Find all functions $f:\Bbb N\rightarrow \Bbb R $ such that for a given value $n\in \Bbb N$ , the following identity holds: $$f(m+k)=f(mk-n) ,m,k \in \Bbb N , mk>n$$
This problem has already been asked here . I tried to get more deep solutions using my reputation but failed,so I repeat it here.
Firstly we show that the function must be periodic with period $n+1$. We do this by picking appropriate values of $m$ and $k$.
For any $l \in \mathbb{N}$ we can set $m = n + l$ and $k = 1$, and observe from the relation that $$f(n + l + 1) = f(m + k) = f(mk - n) = f(l)$$ which indeed shows that $f$ must be periodic.
The second observation is that the function $f$ must be constant.

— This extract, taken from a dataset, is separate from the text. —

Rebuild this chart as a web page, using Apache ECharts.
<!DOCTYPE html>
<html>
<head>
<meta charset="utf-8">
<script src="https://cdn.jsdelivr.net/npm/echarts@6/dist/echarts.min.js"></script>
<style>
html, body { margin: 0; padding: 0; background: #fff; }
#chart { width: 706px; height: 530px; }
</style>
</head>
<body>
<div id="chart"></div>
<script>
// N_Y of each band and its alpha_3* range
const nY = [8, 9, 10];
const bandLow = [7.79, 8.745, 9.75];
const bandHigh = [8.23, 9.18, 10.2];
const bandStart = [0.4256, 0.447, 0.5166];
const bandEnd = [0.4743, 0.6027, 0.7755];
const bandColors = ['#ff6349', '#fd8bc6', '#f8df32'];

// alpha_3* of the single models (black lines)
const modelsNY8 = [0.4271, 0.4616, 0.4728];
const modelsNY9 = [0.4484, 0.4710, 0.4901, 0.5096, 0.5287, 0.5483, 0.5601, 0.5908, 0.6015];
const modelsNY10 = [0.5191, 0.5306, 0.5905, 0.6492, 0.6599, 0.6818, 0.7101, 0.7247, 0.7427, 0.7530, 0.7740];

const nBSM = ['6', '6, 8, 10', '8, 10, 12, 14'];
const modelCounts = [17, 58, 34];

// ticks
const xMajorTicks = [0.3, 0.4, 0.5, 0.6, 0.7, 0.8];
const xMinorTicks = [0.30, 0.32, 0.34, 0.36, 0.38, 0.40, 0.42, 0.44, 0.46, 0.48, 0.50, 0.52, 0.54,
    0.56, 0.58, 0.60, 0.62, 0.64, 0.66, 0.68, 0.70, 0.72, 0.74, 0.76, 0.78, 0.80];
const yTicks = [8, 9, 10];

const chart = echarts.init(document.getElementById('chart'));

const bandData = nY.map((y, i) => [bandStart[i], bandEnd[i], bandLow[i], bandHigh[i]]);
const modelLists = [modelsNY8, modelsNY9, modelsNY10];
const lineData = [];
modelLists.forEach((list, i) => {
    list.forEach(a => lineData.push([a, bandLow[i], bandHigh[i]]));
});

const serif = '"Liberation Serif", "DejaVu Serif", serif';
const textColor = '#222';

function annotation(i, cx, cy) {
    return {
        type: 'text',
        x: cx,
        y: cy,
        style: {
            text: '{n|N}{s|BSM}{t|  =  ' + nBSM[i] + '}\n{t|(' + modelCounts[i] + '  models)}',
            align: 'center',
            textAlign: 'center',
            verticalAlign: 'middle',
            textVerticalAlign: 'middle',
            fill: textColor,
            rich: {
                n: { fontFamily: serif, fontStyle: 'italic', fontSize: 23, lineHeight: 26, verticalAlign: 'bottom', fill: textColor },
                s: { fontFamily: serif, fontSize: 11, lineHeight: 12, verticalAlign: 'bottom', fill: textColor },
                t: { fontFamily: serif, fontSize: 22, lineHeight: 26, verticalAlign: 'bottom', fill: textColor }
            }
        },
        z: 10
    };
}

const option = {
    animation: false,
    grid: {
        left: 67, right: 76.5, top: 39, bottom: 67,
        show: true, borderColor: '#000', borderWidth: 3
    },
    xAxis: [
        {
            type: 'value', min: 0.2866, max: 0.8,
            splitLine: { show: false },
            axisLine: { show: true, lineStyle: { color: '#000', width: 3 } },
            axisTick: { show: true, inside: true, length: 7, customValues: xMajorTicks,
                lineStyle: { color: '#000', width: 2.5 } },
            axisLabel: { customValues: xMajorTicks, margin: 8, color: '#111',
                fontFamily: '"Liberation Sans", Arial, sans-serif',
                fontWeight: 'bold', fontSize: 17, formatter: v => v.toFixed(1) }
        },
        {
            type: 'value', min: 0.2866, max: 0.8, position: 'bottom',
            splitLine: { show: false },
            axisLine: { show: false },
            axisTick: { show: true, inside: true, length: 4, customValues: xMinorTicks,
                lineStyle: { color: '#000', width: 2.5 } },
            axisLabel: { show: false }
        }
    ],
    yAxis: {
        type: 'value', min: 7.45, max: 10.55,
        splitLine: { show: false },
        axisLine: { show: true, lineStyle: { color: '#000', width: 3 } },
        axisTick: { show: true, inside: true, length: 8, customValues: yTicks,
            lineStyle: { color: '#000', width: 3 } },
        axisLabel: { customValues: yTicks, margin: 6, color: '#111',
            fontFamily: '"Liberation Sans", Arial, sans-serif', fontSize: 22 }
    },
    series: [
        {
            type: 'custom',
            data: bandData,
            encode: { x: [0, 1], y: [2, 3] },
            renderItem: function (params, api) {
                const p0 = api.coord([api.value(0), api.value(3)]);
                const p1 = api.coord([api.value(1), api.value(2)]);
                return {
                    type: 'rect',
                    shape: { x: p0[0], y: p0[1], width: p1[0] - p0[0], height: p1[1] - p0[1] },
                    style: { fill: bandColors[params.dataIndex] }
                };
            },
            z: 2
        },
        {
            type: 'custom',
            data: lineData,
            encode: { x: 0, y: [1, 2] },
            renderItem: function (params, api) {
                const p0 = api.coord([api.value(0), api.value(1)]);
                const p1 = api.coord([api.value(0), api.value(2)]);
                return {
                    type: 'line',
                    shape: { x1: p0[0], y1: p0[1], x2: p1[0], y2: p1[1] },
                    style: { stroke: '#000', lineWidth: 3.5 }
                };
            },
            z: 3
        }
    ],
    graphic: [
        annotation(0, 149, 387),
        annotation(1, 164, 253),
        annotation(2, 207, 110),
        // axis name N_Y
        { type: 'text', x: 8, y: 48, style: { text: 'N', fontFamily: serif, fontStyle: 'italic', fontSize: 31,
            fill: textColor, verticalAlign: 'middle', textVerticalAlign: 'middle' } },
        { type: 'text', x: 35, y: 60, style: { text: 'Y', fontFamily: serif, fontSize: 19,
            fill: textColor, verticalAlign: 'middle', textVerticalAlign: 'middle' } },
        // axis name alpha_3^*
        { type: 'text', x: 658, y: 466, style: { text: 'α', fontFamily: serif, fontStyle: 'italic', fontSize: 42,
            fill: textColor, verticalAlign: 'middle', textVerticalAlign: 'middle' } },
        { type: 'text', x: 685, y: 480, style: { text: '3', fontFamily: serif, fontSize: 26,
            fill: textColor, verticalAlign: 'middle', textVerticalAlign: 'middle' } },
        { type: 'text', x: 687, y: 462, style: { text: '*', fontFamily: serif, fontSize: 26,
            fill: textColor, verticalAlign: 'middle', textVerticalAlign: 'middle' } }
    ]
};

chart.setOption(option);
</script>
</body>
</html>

We see this by setting $m = l$ and $k = n+1$, so that $$f(l + n + 1) = f(m + k) = f(mk- n) = f\big(l(n+1) - n\big)$$ But since $f$ is ($n+1$)-periodic, we have $$f(l + n + 1) = f(l)$$ and $$f\big(l(n+1) - n\big) = f\big(1\cdot(n+1) - n\big) = f(1)$$
So putting it together we find that for every $l \in \mathbb{N}$, $$f(l) = f(1)$$.
Thus $f$ must be constant. Conversely, it's immediately clear that any constant function $f$ does satisfy the property in question.